The Difference Between Self-Care And Self-Love
For many years I was quite indulgent in my cyclical self-care practices, believing that was the best way to replenish myself. Back then I was working an average of 60 hours a week. I would wake up thinking about work, plan my day in the shower, consume a cup of coffee and race into the office by 7:30 AM for my 12-hour day. This was the loop of my life.
On the weekends, to make up for the self-depletion I imbued on myself, I would spend most of my time deploying self-care strategies in an attempt to make up for draining my energy resources and life force. My weekends would consist of massage appointments, hair-cuts and colorings, pedicures, manicures, waxing, facials, the occasional body scrub, astrology readings, psychic readings and if I was really treating myself, I’d go to a Hay House “I Can Do IT” conference. On the weekends I would take time to eat right and maybe get a little exercise. I never considered doing any of these things during the busy work week.
I considered all of this under the category of self-care. After all, these were the things I needed to do to simply restore and revive myself, boost my ego, temporarily feel good and make sure I looked fabulous come Monday morning. And for about twenty-five years, I honestly believed this was all I needed.
I Wasn’t Aware of What Real Self-Love Was
Discovering I had breast cancer was the beginning of my journey of loving myself. To me, an obvious correlation to breast cancer is self-nurturing as the breast is the part of the body women use to nurture their children. At a deeper level, I also believe cancer is about an imbalance in the spiritual and emotional levels. When these imbalances occur, the body suffers.
This experience caused me to reflect on the idea of self-nurturing and explore what this meant for me. I had never considered myself the nurturing type. I opted out on the kid thing and didn’t have a lot of patience for children in general. And because I’m empathic, I spent a lot of time protecting my heart and my feelings from deeply connecting with other people. I really didn’t know how to manage and regulate my feelings from what they were feeling.
As a result, this protection also kept me from tuning into myself. It caused me to remain disconnected and distant. It prevented me from being anywhere near nurturing.
I Was My Own Worst Critic
While this was unfolding in my consciousness, I was also aware that I was really hard on myself. I mean REALLY hard on myself. I was my own worst critic. Nothing was ever good enough and I was the first one to point out my flaws. This often came across in the form of sarcasm, putting myself down, calling out the fact that I was wrong. I was never acknowledging myself TO MYSELF for my gifts, talents and accomplishments. It was easy to point out the talents of others since I was frequently seeking outside approval from them, but that’s another post.
When I really began examining what it meant to be nurturing, I asked myself, “What’s missing here?”
Self-Love Was the Answer
Throughout my own journey over the past four years, I have come to learn the difference between self-care and self-love.
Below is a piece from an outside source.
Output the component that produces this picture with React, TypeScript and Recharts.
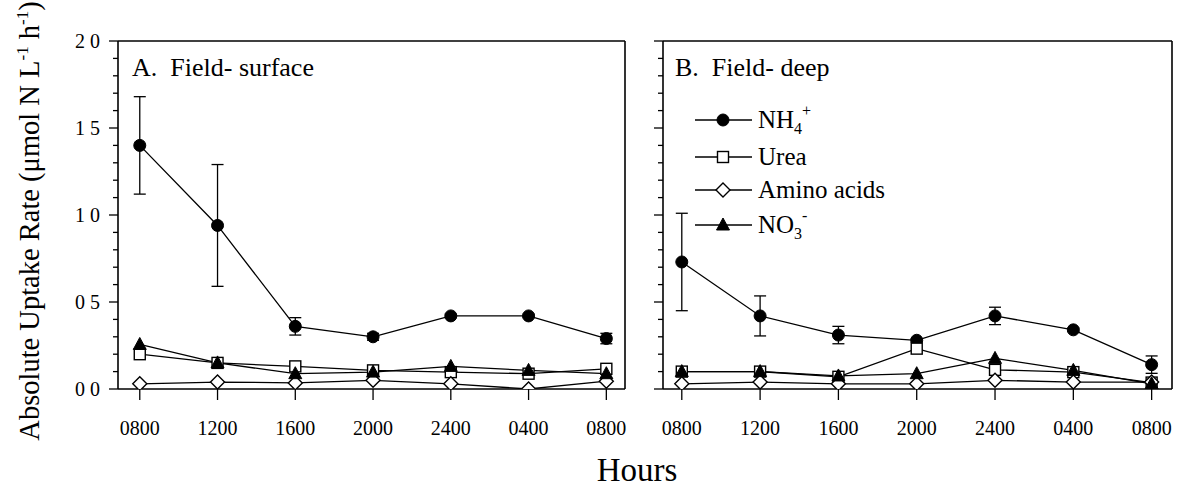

And make no mistake, there is a vital difference. Self-love includes self-care, but self-care alone only addresses the physical. Self-love is about inclusion of the whole person – the mind, body and Spirit.
Self-love is about paying attention to your intuition and trusting yourself enough to taking action on it. Self-love is letting where you are now be okay. Self-love is knowing that all the answers we seek are within us. Self-love is taking some time every single day to exist quietly with yourself. Self-love is taking time every single day to acknowledge the infinite part of ourselves that is connected to All That Is.
Self-love is gentle discipline. Self-love is slowing down. It is about deeply connecting to yourself and to others. Self-love is listening to your body’s needs. Self-love is finding your voice and using it. Self-love is the revelation of your authentic self as a Divine Spiritual Being and having the awareness that you are here for a reason.
Self-love is following your joy. It is about knowing you are guided and protected and that all of life is for learning. Self-love is believing in yourself. Self-love is standing in your truth when everyone else may be telling you that you’re crazy. Self-love is listening to your feelings with an attitude of caring acceptance and compassion for yourself.
The path to self-love is not found in reading a blog post or by simply experiencing a life threatening illness. It’s about shifting your mind set, your belief systems as you expand along the journey. This can only happen through the unfolding and discovery of self.
For your consideration, I invite you to begin self-love today. Go to a mirror. Take a long deep look in your own eyes. Say out loud, “I love you” and know that everything is going to be okay.